Entries with chart source code
######

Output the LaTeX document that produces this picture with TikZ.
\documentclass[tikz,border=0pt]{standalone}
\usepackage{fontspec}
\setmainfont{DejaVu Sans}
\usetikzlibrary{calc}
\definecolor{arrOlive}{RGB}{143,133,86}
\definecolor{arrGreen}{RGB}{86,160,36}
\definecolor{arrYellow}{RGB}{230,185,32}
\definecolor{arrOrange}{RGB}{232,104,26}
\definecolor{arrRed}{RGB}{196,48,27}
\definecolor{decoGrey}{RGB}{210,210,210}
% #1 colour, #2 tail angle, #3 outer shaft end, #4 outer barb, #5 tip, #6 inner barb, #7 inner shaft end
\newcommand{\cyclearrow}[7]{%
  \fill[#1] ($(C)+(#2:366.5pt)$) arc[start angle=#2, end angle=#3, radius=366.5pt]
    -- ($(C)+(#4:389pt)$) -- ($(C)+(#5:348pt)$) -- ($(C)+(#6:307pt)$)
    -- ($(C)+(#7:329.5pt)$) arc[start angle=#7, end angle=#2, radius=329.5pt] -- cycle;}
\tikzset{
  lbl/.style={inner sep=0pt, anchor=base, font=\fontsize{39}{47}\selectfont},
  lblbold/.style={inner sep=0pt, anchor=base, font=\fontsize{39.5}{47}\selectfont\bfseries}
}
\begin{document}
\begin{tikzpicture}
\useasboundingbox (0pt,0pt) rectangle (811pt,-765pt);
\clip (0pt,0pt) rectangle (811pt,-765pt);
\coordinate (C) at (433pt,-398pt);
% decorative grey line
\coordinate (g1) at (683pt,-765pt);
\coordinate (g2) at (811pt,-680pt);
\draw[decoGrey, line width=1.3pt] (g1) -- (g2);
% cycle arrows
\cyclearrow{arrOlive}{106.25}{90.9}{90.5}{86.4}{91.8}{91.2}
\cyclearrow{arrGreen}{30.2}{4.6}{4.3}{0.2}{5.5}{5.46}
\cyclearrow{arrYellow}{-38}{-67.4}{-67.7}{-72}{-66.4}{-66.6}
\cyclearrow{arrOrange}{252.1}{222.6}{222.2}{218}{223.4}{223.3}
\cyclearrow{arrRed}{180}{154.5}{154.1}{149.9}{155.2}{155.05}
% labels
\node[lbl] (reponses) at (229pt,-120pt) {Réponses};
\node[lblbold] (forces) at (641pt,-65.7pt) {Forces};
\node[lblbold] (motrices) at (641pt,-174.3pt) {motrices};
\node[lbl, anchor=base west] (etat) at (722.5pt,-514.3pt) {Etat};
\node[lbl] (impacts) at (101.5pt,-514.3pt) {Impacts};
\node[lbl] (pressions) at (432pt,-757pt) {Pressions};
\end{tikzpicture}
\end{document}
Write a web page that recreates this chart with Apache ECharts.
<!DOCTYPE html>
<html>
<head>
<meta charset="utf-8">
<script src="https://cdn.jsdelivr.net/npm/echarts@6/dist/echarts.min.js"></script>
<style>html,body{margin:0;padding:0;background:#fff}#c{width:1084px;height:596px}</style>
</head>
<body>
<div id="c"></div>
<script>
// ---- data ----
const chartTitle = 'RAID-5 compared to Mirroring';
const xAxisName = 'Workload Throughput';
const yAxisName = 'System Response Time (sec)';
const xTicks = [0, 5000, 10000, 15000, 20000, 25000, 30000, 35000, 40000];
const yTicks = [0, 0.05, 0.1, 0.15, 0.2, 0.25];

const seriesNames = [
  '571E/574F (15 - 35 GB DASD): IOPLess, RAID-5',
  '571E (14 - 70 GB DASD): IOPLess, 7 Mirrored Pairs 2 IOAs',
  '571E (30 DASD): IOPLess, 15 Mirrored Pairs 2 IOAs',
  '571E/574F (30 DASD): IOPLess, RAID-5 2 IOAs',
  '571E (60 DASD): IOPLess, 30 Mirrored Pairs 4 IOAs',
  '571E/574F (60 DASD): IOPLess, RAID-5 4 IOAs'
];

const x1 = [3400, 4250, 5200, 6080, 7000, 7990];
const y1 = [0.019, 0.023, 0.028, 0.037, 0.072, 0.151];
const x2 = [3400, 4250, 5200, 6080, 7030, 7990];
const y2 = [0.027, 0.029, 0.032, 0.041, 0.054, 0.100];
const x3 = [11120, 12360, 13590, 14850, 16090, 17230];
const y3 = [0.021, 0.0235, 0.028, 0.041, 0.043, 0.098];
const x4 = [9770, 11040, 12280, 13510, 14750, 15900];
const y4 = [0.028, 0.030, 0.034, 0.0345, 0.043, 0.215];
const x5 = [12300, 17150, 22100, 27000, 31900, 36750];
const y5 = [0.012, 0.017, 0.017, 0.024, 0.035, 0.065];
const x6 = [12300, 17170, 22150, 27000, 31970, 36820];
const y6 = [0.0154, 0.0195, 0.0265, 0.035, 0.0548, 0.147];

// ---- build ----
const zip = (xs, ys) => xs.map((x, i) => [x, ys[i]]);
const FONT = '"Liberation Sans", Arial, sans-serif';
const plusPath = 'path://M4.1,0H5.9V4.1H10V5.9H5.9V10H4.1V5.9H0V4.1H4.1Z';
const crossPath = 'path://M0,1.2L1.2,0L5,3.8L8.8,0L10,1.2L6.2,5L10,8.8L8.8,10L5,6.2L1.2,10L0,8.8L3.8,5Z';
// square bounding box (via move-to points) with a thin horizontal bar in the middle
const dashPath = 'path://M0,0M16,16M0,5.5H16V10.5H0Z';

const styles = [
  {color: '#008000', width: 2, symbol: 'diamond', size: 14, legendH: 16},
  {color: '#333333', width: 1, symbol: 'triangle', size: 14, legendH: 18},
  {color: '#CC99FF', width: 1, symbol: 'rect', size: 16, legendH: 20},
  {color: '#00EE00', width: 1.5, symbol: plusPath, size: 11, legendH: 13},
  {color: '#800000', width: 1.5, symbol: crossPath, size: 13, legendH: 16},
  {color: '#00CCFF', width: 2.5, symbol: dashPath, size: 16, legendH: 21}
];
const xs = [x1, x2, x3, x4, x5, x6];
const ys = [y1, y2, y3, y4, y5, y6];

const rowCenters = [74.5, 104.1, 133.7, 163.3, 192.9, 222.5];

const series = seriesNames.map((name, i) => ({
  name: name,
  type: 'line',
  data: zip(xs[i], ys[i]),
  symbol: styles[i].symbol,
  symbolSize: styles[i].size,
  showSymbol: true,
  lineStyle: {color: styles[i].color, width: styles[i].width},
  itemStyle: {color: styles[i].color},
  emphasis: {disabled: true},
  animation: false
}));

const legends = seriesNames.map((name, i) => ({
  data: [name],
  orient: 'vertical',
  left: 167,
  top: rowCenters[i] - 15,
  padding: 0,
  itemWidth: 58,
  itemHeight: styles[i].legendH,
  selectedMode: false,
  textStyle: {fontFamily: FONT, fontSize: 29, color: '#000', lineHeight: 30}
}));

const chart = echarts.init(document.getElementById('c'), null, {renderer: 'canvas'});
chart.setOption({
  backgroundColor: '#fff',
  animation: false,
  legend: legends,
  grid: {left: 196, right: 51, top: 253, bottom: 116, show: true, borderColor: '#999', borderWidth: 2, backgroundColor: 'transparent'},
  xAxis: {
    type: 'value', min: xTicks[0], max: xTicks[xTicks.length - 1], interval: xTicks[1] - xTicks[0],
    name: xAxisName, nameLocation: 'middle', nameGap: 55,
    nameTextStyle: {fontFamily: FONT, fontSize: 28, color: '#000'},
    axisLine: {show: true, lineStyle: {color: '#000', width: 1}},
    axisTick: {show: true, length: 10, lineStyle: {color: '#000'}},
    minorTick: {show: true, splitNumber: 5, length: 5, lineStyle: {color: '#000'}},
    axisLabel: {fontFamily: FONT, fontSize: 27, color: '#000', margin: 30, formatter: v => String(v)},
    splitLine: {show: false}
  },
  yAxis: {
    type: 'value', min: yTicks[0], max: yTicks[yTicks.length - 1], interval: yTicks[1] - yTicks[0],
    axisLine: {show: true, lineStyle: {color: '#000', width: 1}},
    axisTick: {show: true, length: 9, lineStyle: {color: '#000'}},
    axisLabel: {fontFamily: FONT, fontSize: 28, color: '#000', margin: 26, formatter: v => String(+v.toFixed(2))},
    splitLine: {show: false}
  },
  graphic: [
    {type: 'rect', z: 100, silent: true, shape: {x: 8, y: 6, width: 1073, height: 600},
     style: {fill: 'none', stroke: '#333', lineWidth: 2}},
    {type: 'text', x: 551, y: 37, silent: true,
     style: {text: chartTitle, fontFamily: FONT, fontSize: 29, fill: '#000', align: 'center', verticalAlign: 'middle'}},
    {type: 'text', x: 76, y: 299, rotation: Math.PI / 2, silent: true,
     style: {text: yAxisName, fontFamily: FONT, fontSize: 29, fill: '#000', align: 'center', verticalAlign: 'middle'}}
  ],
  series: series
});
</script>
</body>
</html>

######

Within the material above, extract exactly the lines that start at the line containing "Write a web" and stop after the line containing "const y6 = [0.0154, 0.0195, 0.0265, 0.035, 0.0548, 0.147];", and only those.

- _OUTPUT BELOW_:
Write a web page that recreates this chart with Apache ECharts.
<!DOCTYPE html>
<html>
<head>
<meta charset="utf-8">
<script src="https://cdn.jsdelivr.net/npm/echarts@6/dist/echarts.min.js"></script>
<style>html,body{margin:0;padding:0;background:#fff}#c{width:1084px;height:596px}</style>
</head>
<body>
<div id="c"></div>
<script>
// ---- data ----
const chartTitle = 'RAID-5 compared to Mirroring';
const xAxisName = 'Workload Throughput';
const yAxisName = 'System Response Time (sec)';
const xTicks = [0, 5000, 10000, 15000, 20000, 25000, 30000, 35000, 40000];
const yTicks = [0, 0.05, 0.1, 0.15, 0.2, 0.25];

const seriesNames = [
  '571E/574F (15 - 35 GB DASD): IOPLess, RAID-5',
  '571E (14 - 70 GB DASD): IOPLess, 7 Mirrored Pairs 2 IOAs',
  '571E (30 DASD): IOPLess, 15 Mirrored Pairs 2 IOAs',
  '571E/574F (30 DASD): IOPLess, RAID-5 2 IOAs',
  '571E (60 DASD): IOPLess, 30 Mirrored Pairs 4 IOAs',
  '571E/574F (60 DASD): IOPLess, RAID-5 4 IOAs'
];

const x1 = [3400, 4250, 5200, 6080, 7000, 7990];
const y1 = [0.019, 0.023, 0.028, 0.037, 0.072, 0.151];
const x2 = [3400, 4250, 5200, 6080, 7030, 7990];
const y2 = [0.027, 0.029, 0.032, 0.041, 0.054, 0.100];
const x3 = [11120, 12360, 13590, 14850, 16090, 17230];
const y3 = [0.021, 0.0235, 0.028, 0.041, 0.043, 0.098];
const x4 = [9770, 11040, 12280, 13510, 14750, 15900];
const y4 = [0.028, 0.030, 0.034, 0.0345, 0.043, 0.215];
const x5 = [12300, 17150, 22100, 27000, 31900, 36750];
const y5 = [0.012, 0.017, 0.017, 0.024, 0.035, 0.065];
const x6 = [12300, 17170, 22150, 27000, 31970, 36820];
const y6 = [0.0154, 0.0195, 0.0265, 0.035, 0.0548, 0.147];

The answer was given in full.